That’s the third reference now, for those keeping track.
In an ideal world, the murder of Michael Brown by a policeman in Ferguson, Missouri, would be a tragic but isolated incident. However, in reality it is simply yet another case where a police or security officer, empowered by a sense of authority, took the life of a black man (or child) into his own hands and expected to get away with it.
If one has the stomach for it, one can find videos of not only killings by police, but innumerable beatings and harassment. Often times these videos are taken by hidden cameras, without police knowledge, as it is fairly a common (illegal) policy for police to insist that cameras may not be used to record them. Often in sensitive situations they use every tool available to them, including violence, to prevent themselves from being recorded.
But even with video evidence of police brutality, cases are often dismissed while basic reports of excessive force go completely uninvestigated. Ostensibly the job of a police officer is to protect and serve the population, yet when a police officer violates that very mandate, why is there little to no accountability?
When police departments should, more than anyone else, desire to crack down on bad eggs, more often abuse and misconduct is covered up; perpetrators are protected, their names withheld, they’re put on leave (often paid leave), even for horrible abuses of authority.
I would personally argue that these problems exist due to a culture where deference to authority figures empowers internal attitudes among law enforcement officers of near-omnipotence. From that pedestal, they define their brothers and sisters in the Law, fellow officers and their families, as those to which they owe their allegiance and sympathy, and cast the people of their jurisdiction as “others,” especially those they presume likely to commit crime, with or without evidence.
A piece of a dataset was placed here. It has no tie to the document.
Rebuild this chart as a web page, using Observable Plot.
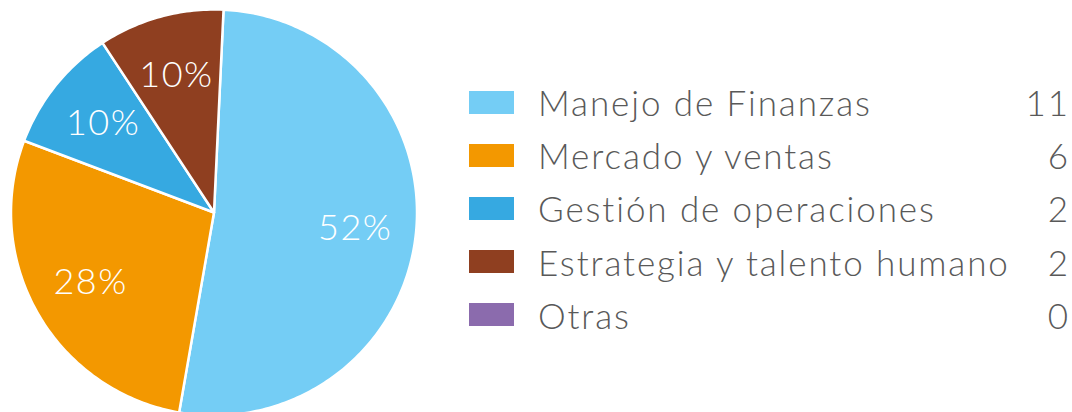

Not that my personal understanding matters. What is important is minimizing, and if possible, eliminating, unnecessary police violence. A possible answer here, perhaps unintuitively, is surveillance.
Our constitutionally monarchial friends across the pond have recently begun pushing for a measure which would mandate the use of “Body-Worn Cameras,” or “Body Cameras,” for certain police officers. They’ve not only been trialled there, but here as well, with some dramatic results (as seen in the report above). Although the sample size is small, body-worn cameras on police seem to have a predictable effect: they reduce accusations, and by extension, cases, of police brutality.
The benefits are actually broader than that, including better evidence for prosecutions and money saved from a reduced need for investigation and court fees (assuming the department in question catered to such considerations faithfully before). The above report enumerates the various pros sufficiently, as well as some of the cons. The ACLU has weighed in with their justified concerns as well, but overall it appears body-worn cameras could be an effective and permanent answer to the intolerable problem of police brutality.
However, it comes back to the matter of surveillance. Is it too much?
I say, cautiously, no. Some day, body-worn cameras may be used by all police, and until that point their use should be overtly advertised to ensure everyone affected is fully informed. However, the mere presence of police officers tends to affect people’s behavior anyway, and when an officer enters the scene they make clear that direct government representation has been extended to the location. As an individual with the authority to invoke probable cause and conduct an arrest, and someone likely to report their encounters to a government database, a police officer, body-cam or no, is already a form of human government surveillance. What the camera alters, or truly, improves, is the accuracy and authenticity of the surveillance police officers already provide.
As fellow humans, police officers have faces and names. This puts them in a separate league from the faceless, nebulous agencies which spy on our emails and phone calls, generally without our awareness. They can not record anywhere, any time, at any range: they can only record more faithfully what they already see. Who holds them accountable? Essentially, the truth that they themselves personally record.
Obviously there are questions when it comes to the agency of officers to operate the cameras, and how to deal with unofficial police interactions (bathroom visits, personal phone calls, and the like), as well as encounters of a sensitive nature, like embarrassing but non-criminal encounters, domestic violence, and investigation of home interiors. However, these can be solved with reasonable and responsible policies and regulations, which the ACLU has also recommended.
Michael Brown’s death should not have happened, but it cannot be reversed. However, the justified response of anger to that death (and many others at the hands of police), if carefully honed to a precise and deliberate point, can help spearhead a campaign to search for meaningful solutions to this tragic problem and affect positive change.
Are worn body cameras one such solution? I say it’s certainly worth an earnest effort to find out.